* **STATED PROBLEM**
Return each line of the data below exactly, omitting any pictures.

* **INFORMATION SUPPLIED**
+++

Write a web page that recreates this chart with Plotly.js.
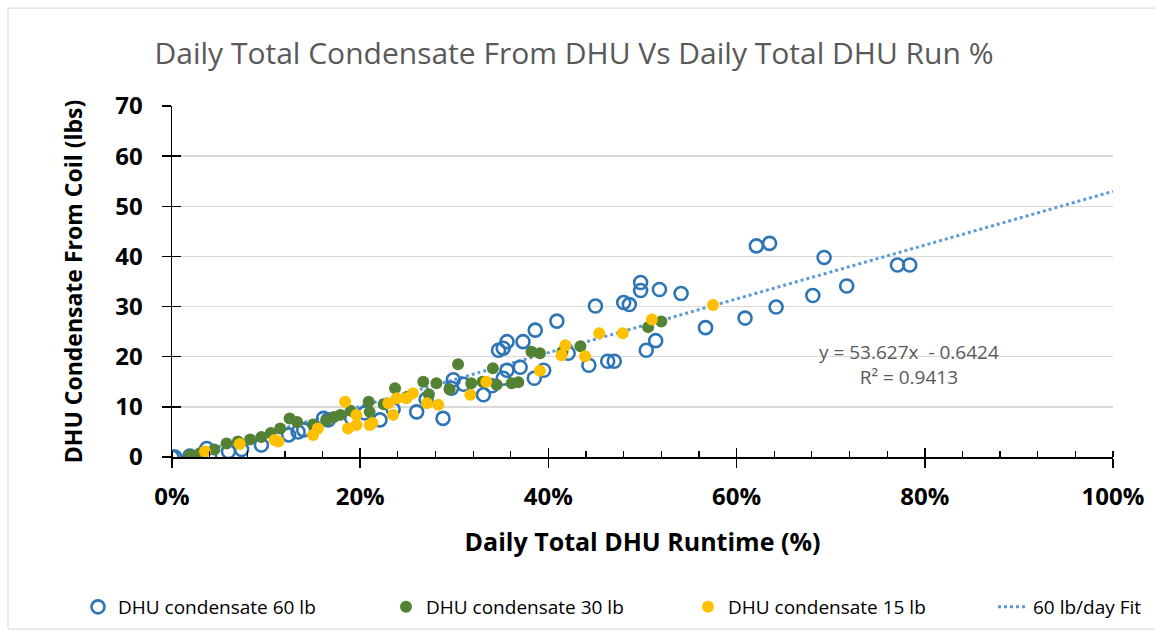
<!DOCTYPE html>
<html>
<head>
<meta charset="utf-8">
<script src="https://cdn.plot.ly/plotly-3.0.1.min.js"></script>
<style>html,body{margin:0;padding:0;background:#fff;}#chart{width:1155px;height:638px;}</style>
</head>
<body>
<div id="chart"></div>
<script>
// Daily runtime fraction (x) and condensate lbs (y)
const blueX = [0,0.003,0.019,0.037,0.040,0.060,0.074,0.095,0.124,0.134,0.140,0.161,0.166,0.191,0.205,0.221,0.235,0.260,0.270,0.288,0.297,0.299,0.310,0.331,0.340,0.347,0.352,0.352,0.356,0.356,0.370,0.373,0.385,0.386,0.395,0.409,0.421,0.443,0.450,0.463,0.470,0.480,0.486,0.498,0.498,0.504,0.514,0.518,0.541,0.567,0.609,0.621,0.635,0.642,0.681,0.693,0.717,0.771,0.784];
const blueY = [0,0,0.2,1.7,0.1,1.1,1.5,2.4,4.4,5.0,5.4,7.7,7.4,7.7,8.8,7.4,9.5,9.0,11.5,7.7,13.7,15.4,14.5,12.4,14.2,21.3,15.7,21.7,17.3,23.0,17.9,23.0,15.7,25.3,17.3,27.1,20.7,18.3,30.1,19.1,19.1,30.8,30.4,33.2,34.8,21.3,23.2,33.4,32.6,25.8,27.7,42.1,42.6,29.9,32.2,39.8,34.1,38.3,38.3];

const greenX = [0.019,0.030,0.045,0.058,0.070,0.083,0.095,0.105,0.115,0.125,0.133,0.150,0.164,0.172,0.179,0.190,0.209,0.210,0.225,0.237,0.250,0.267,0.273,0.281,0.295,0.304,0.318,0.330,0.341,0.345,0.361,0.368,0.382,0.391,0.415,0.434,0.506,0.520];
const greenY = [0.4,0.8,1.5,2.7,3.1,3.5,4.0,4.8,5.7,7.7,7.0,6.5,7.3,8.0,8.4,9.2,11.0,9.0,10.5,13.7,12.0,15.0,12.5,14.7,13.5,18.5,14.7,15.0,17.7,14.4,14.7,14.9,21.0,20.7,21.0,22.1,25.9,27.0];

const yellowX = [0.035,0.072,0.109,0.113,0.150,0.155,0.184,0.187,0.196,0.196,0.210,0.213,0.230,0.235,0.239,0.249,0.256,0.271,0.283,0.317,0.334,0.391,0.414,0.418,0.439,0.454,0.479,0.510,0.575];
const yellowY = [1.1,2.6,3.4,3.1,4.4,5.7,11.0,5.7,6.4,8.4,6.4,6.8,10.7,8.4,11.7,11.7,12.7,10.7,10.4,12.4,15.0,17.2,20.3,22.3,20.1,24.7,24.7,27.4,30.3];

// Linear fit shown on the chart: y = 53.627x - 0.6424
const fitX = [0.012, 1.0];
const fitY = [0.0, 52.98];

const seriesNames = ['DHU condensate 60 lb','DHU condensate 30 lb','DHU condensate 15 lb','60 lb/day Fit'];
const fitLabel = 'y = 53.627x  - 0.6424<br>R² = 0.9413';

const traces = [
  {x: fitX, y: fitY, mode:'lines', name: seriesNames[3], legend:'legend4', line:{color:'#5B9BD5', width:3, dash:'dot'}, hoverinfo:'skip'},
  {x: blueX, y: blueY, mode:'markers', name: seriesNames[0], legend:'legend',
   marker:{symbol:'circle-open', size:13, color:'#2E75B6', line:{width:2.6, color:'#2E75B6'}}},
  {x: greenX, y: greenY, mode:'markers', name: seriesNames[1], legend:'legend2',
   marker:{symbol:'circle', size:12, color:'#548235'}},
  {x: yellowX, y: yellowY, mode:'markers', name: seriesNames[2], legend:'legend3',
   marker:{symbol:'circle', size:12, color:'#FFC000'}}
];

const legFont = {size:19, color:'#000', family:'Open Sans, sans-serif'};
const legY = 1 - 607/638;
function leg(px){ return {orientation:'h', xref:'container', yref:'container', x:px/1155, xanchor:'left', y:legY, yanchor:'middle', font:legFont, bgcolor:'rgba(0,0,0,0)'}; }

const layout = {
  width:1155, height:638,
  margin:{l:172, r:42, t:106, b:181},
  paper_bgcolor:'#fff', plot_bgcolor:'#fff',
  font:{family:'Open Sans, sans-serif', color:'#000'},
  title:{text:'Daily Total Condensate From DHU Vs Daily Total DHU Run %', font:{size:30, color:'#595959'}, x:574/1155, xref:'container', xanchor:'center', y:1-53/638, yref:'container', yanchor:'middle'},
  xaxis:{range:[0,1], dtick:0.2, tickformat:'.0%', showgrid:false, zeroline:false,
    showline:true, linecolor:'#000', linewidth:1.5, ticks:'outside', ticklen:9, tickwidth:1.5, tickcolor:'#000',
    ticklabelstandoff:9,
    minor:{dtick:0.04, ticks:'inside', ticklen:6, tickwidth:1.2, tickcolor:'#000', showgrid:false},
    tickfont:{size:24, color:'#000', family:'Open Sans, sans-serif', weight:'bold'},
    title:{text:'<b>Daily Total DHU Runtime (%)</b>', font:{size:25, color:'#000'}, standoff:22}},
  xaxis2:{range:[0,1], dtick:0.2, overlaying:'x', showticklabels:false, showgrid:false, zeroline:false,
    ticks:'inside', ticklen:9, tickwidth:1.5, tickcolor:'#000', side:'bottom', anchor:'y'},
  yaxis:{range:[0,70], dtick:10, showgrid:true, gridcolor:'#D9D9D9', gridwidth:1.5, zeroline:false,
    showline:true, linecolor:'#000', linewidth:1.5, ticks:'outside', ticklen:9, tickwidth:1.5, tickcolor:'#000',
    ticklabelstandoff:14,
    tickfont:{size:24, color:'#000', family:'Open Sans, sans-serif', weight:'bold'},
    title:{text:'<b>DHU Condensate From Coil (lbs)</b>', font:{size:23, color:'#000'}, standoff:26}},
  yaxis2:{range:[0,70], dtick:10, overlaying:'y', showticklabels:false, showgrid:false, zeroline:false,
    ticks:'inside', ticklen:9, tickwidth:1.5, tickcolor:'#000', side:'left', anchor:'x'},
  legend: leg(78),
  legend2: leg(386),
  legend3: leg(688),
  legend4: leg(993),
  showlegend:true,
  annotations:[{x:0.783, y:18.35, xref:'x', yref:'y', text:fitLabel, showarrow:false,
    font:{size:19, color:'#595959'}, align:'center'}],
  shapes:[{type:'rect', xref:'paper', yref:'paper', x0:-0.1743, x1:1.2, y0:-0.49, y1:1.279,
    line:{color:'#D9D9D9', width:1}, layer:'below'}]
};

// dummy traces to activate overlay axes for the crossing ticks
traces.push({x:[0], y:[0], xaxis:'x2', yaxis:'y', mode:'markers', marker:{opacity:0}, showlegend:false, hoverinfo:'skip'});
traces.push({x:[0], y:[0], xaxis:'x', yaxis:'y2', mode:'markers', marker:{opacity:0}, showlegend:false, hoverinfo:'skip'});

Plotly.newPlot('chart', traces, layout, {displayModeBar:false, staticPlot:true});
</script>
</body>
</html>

+++

* **RESPONSE**
Write a web page that recreates this chart with Plotly.js.
<!DOCTYPE html>
<html>
<head>
<meta charset="utf-8">
<script src="https://cdn.plot.ly/plotly-3.0.1.min.js"></script>
<style>html,body{margin:0;padding:0;background:#fff;}#chart{width:1155px;height:638px;}</style>
</head>
<body>
<div id="chart"></div>
<script>
// Daily runtime fraction (x) and condensate lbs (y)
const blueX = [0,0.003,0.019,0.037,0.040,0.060,0.074,0.095,0.124,0.134,0.140,0.161,0.166,0.191,0.205,0.221,0.235,0.260,0.270,0.288,0.297,0.299,0.310,0.331,0.340,0.347,0.352,0.352,0.356,0.356,0.370,0.373,0.385,0.386,0.395,0.409,0.421,0.443,0.450,0.463,0.470,0.480,0.486,0.498,0.498,0.504,0.514,0.518,0.541,0.567,0.609,0.621,0.635,0.642,0.681,0.693,0.717,0.771,0.784];
const blueY = [0,0,0.2,1.7,0.1,1.1,1.5,2.4,4.4,5.0,5.4,7.7,7.4,7.7,8.8,7.4,9.5,9.0,11.5,7.7,13.7,15.4,14.5,12.4,14.2,21.3,15.7,21.7,17.3,23.0,17.9,23.0,15.7,25.3,17.3,27.1,20.7,18.3,30.1,19.1,19.1,30.8,30.4,33.2,34.8,21.3,23.2,33.4,32.6,25.8,27.7,42.1,42.6,29.9,32.2,39.8,34.1,38.3,38.3];

const greenX = [0.019,0.030,0.045,0.058,0.070,0.083,0.095,0.105,0.115,0.125,0.133,0.150,0.164,0.172,0.179,0.190,0.209,0.210,0.225,0.237,0.250,0.267,0.273,0.281,0.295,0.304,0.318,0.330,0.341,0.345,0.361,0.368,0.382,0.391,0.415,0.434,0.506,0.520];
const greenY = [0.4,0.8,1.5,2.7,3.1,3.5,4.0,4.8,5.7,7.7,7.0,6.5,7.3,8.0,8.4,9.2,11.0,9.0,10.5,13.7,12.0,15.0,12.5,14.7,13.5,18.5,14.7,15.0,17.7,14.4,14.7,14.9,21.0,20.7,21.0,22.1,25.9,27.0];

const yellowX = [0.035,0.072,0.109,0.113,0.150,0.155,0.184,0.187,0.196,0.196,0.210,0.213,0.230,0.235,0.239,0.249,0.256,0.271,0.283,0.317,0.334,0.391,0.414,0.418,0.439,0.454,0.479,0.510,0.575];
const yellowY = [1.1,2.6,3.4,3.1,4.4,5.7,11.0,5.7,6.4,8.4,6.4,6.8,10.7,8.4,11.7,11.7,12.7,10.7,10.4,12.4,15.0,17.2,20.3,22.3,20.1,24.7,24.7,27.4,30.3];

// Linear fit shown on the chart: y = 53.627x - 0.6424
const fitX = [0.012, 1.0];
const fitY = [0.0, 52.98];

const seriesNames = ['DHU condensate 60 lb','DHU condensate 30 lb','DHU condensate 15 lb','60 lb/day Fit'];
const fitLabel = 'y = 53.627x  - 0.6424<br>R² = 0.9413';

const traces = [
  {x: fitX, y: fitY, mode:'lines', name: seriesNames[3], legend:'legend4', line:{color:'#5B9BD5', width:3, dash:'dot'}, hoverinfo:'skip'},
  {x: blueX, y: blueY, mode:'markers', name: seriesNames[0], legend:'legend',
   marker:{symbol:'circle-open', size:13, color:'#2E75B6', line:{width:2.6, color:'#2E75B6'}}},
  {x: greenX, y: greenY, mode:'markers', name: seriesNames[1], legend:'legend2',
   marker:{symbol:'circle', size:12, color:'#548235'}},
  {x: yellowX, y: yellowY, mode:'markers', name: seriesNames[2], legend:'legend3',
   marker:{symbol:'circle', size:12, color:'#FFC000'}}
];

const legFont = {size:19, color:'#000', family:'Open Sans, sans-serif'};
const legY = 1 - 607/638;
function leg(px){ return {orientation:'h', xref:'container', yref:'container', x:px/1155, xanchor:'left', y:legY, yanchor:'middle', font:legFont, bgcolor:'rgba(0,0,0,0)'}; }

const layout = {
  width:1155, height:638,
  margin:{l:172, r:42, t:106, b:181},
  paper_bgcolor:'#fff', plot_bgcolor:'#fff',
  font:{family:'Open Sans, sans-serif', color:'#000'},
  title:{text:'Daily Total Condensate From DHU Vs Daily Total DHU Run %', font:{size:30, color:'#595959'}, x:574/1155, xref:'container', xanchor:'center', y:1-53/638, yref:'container', yanchor:'middle'},
  xaxis:{range:[0,1], dtick:0.2, tickformat:'.0%', showgrid:false, zeroline:false,
    showline:true, linecolor:'#000', linewidth:1.5, ticks:'outside', ticklen:9, tickwidth:1.5, tickcolor:'#000',
    ticklabelstandoff:9,
    minor:{dtick:0.04, ticks:'inside', ticklen:6, tickwidth:1.2, tickcolor:'#000', showgrid:false},
    tickfont:{size:24, color:'#000', family:'Open Sans, sans-serif', weight:'bold'},
    title:{text:'<b>Daily Total DHU Runtime (%)</b>', font:{size:25, color:'#000'}, standoff:22}},
  xaxis2:{range:[0,1], dtick:0.2, overlaying:'x', showticklabels:false, showgrid:false, zeroline:false,
    ticks:'inside', ticklen:9, tickwidth:1.5, tickcolor:'#000', side:'bottom', anchor:'y'},
  yaxis:{range:[0,70], dtick:10, showgrid:true, gridcolor:'#D9D9D9', gridwidth:1.5, zeroline:false,
    showline:true, linecolor:'#000', linewidth:1.5, ticks:'outside', ticklen:9, tickwidth:1.5, tickcolor:'#000',
    ticklabelstandoff:14,
    tickfont:{size:24, color:'#000', family:'Open Sans, sans-serif', weight:'bold'},
    title:{text:'<b>DHU Condensate From Coil (lbs)</b>', font:{size:23, color:'#000'}, standoff:26}},
  yaxis2:{range:[0,70], dtick:10, overlaying:'y', showticklabels:false, showgrid:false, zeroline:false,
    ticks:'inside', ticklen:9, tickwidth:1.5, tickcolor:'#000', side:'left', anchor:'x'},
  legend: leg(78),
  legend2: leg(386),
  legend3: leg(688),
  legend4: leg(993),
  showlegend:true,
  annotations:[{x:0.783, y:18.35, xref:'x', yref:'y', text:fitLabel, showarrow:false,
    font:{size:19, color:'#595959'}, align:'center'}],
  shapes:[{type:'rect', xref:'paper', yref:'paper', x0:-0.1743, x1:1.2, y0:-0.49, y1:1.279,
    line:{color:'#D9D9D9', width:1}, layer:'below'}]
};

// dummy traces to activate overlay axes for the crossing ticks
traces.push({x:[0], y:[0], xaxis:'x2', yaxis:'y', mode:'markers', marker:{opacity:0}, showlegend:false, hoverinfo:'skip'});
traces.push({x:[0], y:[0], xaxis:'x', yaxis:'y2', mode:'markers', marker:{opacity:0}, showlegend:false, hoverinfo:'skip'});

Plotly.newPlot('chart', traces, layout, {displayModeBar:false, staticPlot:true});
</script>
</body>
</html>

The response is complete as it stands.